Na sua vida de forcado, destaca Carlos Teles, estiveram sempre presentes as mulheres e em particular a sua actual companheira. “Por trás de cada pega há sempre a musa feminina a acompanhar-nos. Faz parte da festa, a corte, o sorriso, o olhar. É o melhor que levamos da festa”, elege. Diz-se um homem sem arrependimentos, realizado e que fez tudo o que queria na vida.

Vila Franca tem tudo mas precisa de acreditar em si própria

A cidade de Vila Franca de Xira não pode ter vergonha de se assumir como terra taurina, é a sua tradição e as suas raízes, defende Carlos Teles. É uma cidade onde se pode viver com qualidade, calma, segura e tem bons restaurantes. “Temos tudo em Vila Franca, só precisamos de acreditar em nós próprios e saber aproveitar e dinamizar as coisas. A zona ribeirinha é espectacular e as pessoas são maravilhosas”, afirma.

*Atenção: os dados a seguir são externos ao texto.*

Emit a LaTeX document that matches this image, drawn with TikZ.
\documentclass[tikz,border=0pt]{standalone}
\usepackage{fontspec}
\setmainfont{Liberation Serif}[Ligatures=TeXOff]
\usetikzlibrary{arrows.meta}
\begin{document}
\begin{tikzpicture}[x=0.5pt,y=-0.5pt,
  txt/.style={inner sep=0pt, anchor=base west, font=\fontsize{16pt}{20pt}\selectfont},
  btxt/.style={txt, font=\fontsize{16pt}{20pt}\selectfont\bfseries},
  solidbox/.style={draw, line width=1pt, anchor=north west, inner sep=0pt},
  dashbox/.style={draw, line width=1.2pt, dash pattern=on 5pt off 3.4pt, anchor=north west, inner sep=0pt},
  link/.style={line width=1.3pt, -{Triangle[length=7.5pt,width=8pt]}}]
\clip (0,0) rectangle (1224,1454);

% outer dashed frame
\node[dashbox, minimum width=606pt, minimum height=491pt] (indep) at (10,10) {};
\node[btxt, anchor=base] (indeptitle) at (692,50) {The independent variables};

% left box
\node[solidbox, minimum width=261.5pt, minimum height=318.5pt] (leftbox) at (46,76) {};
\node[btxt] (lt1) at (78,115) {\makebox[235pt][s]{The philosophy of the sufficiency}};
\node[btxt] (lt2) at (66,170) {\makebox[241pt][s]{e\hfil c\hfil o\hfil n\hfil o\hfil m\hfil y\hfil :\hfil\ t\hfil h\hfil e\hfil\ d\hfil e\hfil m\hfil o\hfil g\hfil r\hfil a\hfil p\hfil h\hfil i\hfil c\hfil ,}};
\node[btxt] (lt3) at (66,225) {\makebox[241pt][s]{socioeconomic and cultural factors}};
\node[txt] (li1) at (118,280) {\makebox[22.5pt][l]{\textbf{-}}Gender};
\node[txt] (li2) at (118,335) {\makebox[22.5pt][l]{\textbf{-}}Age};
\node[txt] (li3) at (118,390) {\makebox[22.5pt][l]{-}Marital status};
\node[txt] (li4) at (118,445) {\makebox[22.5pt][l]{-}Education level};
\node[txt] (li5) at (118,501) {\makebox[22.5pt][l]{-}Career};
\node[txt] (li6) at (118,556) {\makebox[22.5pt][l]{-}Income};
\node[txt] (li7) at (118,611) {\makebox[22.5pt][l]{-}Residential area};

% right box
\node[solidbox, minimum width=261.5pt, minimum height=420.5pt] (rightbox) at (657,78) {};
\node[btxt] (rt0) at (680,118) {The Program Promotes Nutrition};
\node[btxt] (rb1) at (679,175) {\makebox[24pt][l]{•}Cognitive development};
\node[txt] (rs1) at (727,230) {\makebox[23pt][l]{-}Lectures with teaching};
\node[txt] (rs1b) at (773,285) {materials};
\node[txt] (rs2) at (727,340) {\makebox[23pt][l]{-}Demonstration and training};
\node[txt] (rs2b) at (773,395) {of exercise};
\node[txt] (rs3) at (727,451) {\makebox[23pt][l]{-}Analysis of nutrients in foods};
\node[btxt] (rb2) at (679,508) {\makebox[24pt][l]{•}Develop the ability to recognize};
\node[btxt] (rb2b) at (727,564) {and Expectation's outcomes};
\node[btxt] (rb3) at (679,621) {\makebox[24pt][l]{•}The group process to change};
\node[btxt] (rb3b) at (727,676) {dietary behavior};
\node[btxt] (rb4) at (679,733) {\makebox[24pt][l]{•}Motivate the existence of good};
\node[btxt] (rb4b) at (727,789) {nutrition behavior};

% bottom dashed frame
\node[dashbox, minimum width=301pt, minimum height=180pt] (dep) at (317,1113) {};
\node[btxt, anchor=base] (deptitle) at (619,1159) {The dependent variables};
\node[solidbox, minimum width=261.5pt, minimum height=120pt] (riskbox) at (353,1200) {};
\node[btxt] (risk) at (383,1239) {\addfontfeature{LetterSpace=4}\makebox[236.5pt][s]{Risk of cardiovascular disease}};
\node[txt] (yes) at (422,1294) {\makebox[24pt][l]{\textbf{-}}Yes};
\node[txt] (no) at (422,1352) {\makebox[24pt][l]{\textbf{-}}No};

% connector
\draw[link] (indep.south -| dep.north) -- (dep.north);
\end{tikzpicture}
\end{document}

Carlos Teles recebeu este mês o galardão de mérito identitário de Vila Franca de Xira, tendo sido nomeado cidadão de mérito na sessão solene do dia da cidade. Não tem filhos e vive com uma companheira. Tem 57 anos e trabalha numa quinta agrícola da região. Antes esteve 23 anos a trabalhar na antiga Cimianto, em Alhandra.

“Quando a fábrica fechou andei um bocadinho aos encontrões mas acabei por encontrar trabalho. Acredito que para quem se esforça e é boa pessoa as coisas boas acabam por acontecer”, afirma. Gostava de viver até aos 150 anos, se pudesse. O avô morreu com 115. Gosta de futebol e do Benfica e é simpatizante do Belenenses.